Second, primitive postures provide more fulcrums of support and tactile feedback from the ground. When we are standing, the only physical contact we have with the ground consists of three points of support on each foot. When we are prone, semi-supine, or four-footed, we have more fulcrums of support, and they are more strategically placed. This tends to elicit supporting responses -- having our elbows on the ground allows us to let go in the shoulders and widen the back; the forehead against the ground allows us to untwist and release the neck muscles; knees contacting the ground makes it easier to lengthen and release the thigh and hip muscles. The pressure of these weight-bearing points also helps to educate the antagonistic muscle groups around the joints, as when we're on our knees and this helps us to let go in the hips and to stimulate and educate the surrounding muscle groups.

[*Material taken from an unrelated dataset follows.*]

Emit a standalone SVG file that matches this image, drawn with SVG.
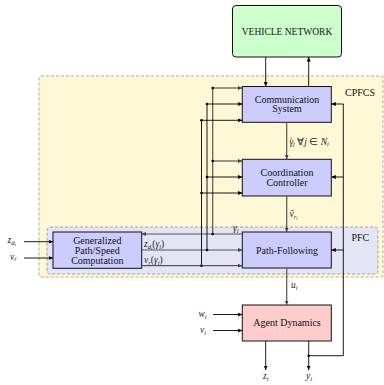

Third, and perhaps most importantly, the bony fulcrums provide points of support so that muscles can release between their bony contacts. The semi-supine position, for instance, provides five main areas of support: the sacrum/posterior iliac crests, the shoulder blades, and the occiput. With these points of support, the extensor muscles of the back can release and let go, establishing elasticity in the back. The support of the trunk also allow muscles in the ribs to release so that, if the trunk is twisted, it can de-rotate. In short, supporting parts of the skeleton with the aid of gravity allows muscles to let go into length, establishing antagonistic or lengthened action of muscles.